Following severe spills in Tennessee and North Carolina where coal ash contaminated nearby rivers, the Obama administration published new regulations in 2015. The Obama-era rule set minimum performance standards for coal ash pits and landfills, requiring certain levels of environmental protection designed to prevent leaks and spills. It also required additional testing, monitoring, and reporting associated with groundwater contamination in the vicinity of stored coal ash. Recent testing required under the 2015 rule showed evidence of groundwater contamination at over 70 sites.

The new rule issued by the Trump EPA revises the 2015 regulations to allow owners of coal ash storage more time to comply with regulations, allow utilities increased flexibility in locating storage pits and landfills, allow groundwater monitoring to be suspended in certain cases, allow alternative protection standards in certain cases, modify the corrective action required in instances where standards are violated, and allow state officials more discretion in certifying compliance.

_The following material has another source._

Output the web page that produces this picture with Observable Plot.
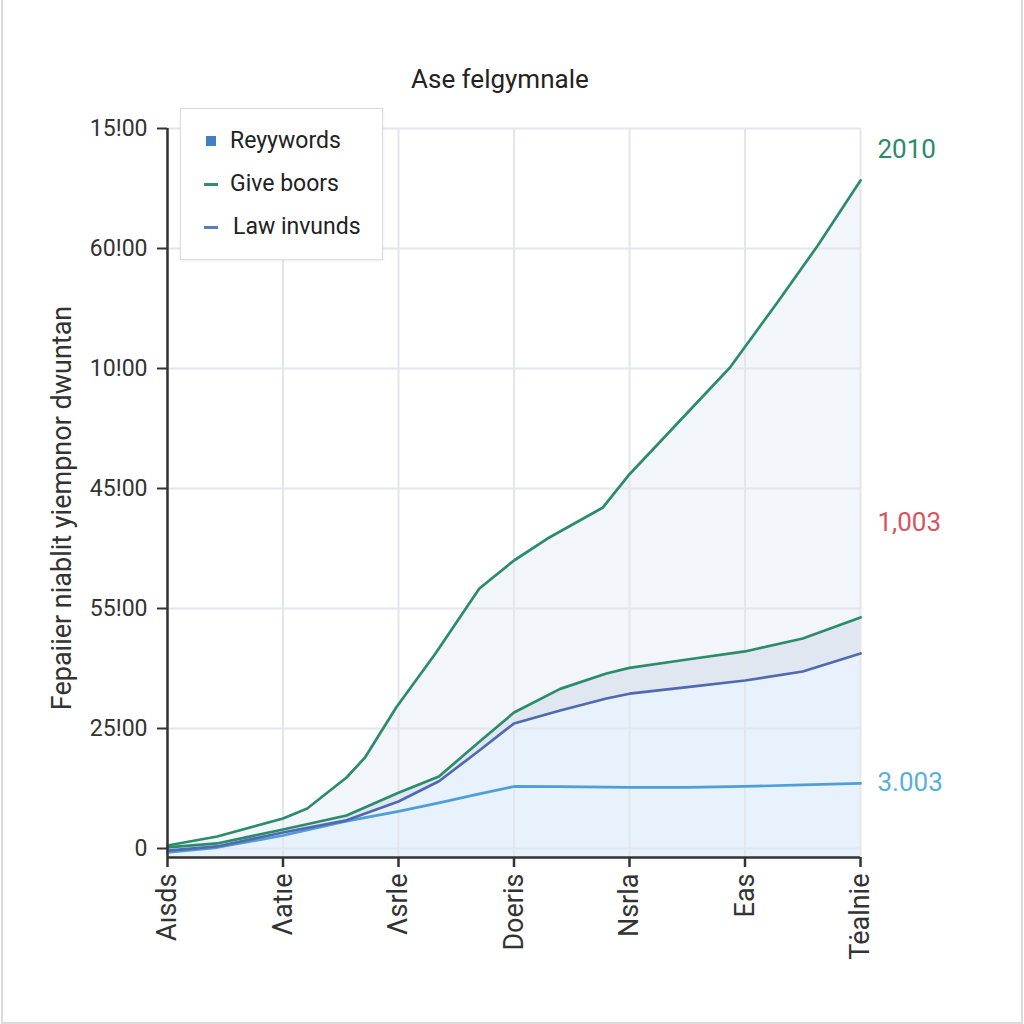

According to the EPA, the changes are designed to give states additional flexibility in regulatory compliance and reduce compliance costs for utilities by up to $100 million per year. However, environmental NGOs are concerned that the modifications in the Proposed Rule will lead to less stringent monitoring of coal ash storage, less effective corrective measures in the event that problems arise, and continued health impacts on nearby communities.